Cada segundo se destruye un segundo y
surge uno nuevo, es el filo preciso y finísimo de un presente continuo, la
arista de un cambio constante, una sucesión de instantes en la que sólo existe
uno, éste en el que la mente lee este texto como en sordina.
Nada permanece, todo cambia, sólo el
cambio es permanente y sin embargo, seguimos aferrándonos a aquello que no es,
como si tuviese un valor indeleble.
Entre las estrellas, miles de agujeros
negros contemplan como inconmensurables imanes el desgaste de galaxias, mundos suspendidos
en una infinitud imposible de comprender.

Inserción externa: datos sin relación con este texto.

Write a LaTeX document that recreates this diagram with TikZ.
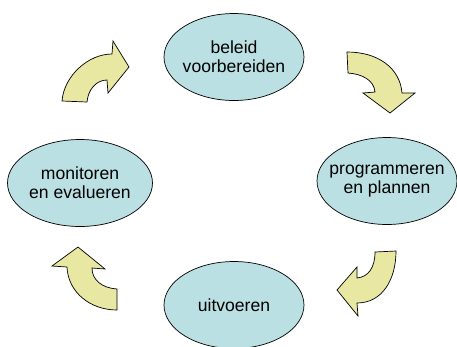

Luz viajando por un espacio
inexistente, soles apagados en materializaciones de gases, estrellas y mundos
en dimensiones insondables de otro tiempo.
Ayer acaba de terminar y un nuevo hoy
se filtra en la estela de un tiempo fugaz, inasible. La idea de un tiempo
continuo nos aleja de la única verdad, la impermanencia como destino último de
toda existencia.
La noche es la norma en el universo,
el día, una circunstancia excepcional en los minúsculos destellos donde la luz
se detiene un instante, antes de regresar a la noche.
De oscuridad y silencio está hecha la
galaxia y los mundos, noche y silencio conectando el infinito.